I sort of had the idea. And I go in to Bert, whom I didn’t know yet. This is another one of my favorite interviews. Bert says, “Well, what’s the idea, Jack?” I said, “Well, I got two ideas. One of them is what I’m actually working on as Serious Jack-the-Writer, which I can guarantee you almost unequivocally, no matter how hot The Monkees are, this will not make a nickel.” It’s like a joke interview. And I said, “And, I got another picture that I guarantee, though it’ll be a hard trick to pull, this will do the same thing A Hard Day’s Night. [1964] did for the Beatles cause it’ll be a really good exploitation movie.” And I’m sitting there ready to tell it to him and Bert looks at me and says, “I want the picture that can’t make a nickel.” Now, I’m just like you, I’m blinking. I’m thinking - I don’t even know what the fuck to say. I’m thinking, “Is he kidding?” And I’m looking at him and he says, “No, I want that, what is it?” And I now tell him. You know, in the underground, there are a lot of things about film loops, which is what Head. is.
I said, “Well, I’m trying to write a picture which doesn’t have a story linearly, but has a story by image and configuration. Like classic imagery and classic configuration. I could do that. I could do that easily for The Monkees... I’m so astounded by the interview. I heard the Monkees already want to break up. And Bert, he don’t think anybody can write a movie that won’t be successful - The Monkees are too hot. I said, “It’ll be good, too.” So Bob and I wrote a film-loop story about the suicide of a group; and I got a lot of material from them. I said, “It’ll be good, too.” I just gave the idea - Bob didn’t even know what Bert picked or whatever. And in between times, Bert says, “Come on down on this, because it’s your idea and you’ll be the co-producer.” Things went well..
Right around that time.
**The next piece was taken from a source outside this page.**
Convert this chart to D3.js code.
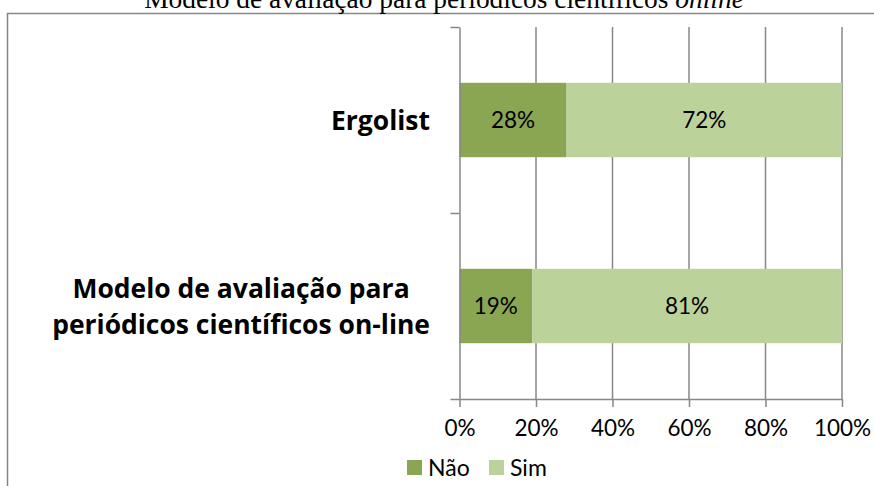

I didn’t know Bert well enough not to be succinct. “Look, here’s what Easy Rider is: I know this like the back of my hand. When a genre is taken up a notch - this, because of the level of its content - will be like what Stagecoach. [1939] was to the original western. Just by the fact it is better. Whatever else it is, you’re buying a motorcycle picture.” Fonda had been in
Wild Angels.. Made 8 million. Dennis [Hopper] had been in one. I’d even been in one - Hells Angels on Wheels. [1967]. And that had done 4 or 5 million. And these movies were made for 100, 200 thousand dollars. The guy who put up the money kept every nickel, so this guy made a huge amount of money. So I said to Bert, “Look, there’s no way you can lose at these figures. Plus, I think it’ll be big.” And that’s all I gave him. Now, later on; “They’re crazy, go down, play the part.” That’s how that happened. And after that, I knew exactly what to do - because I had those twelve years to think about it - exactly what to do.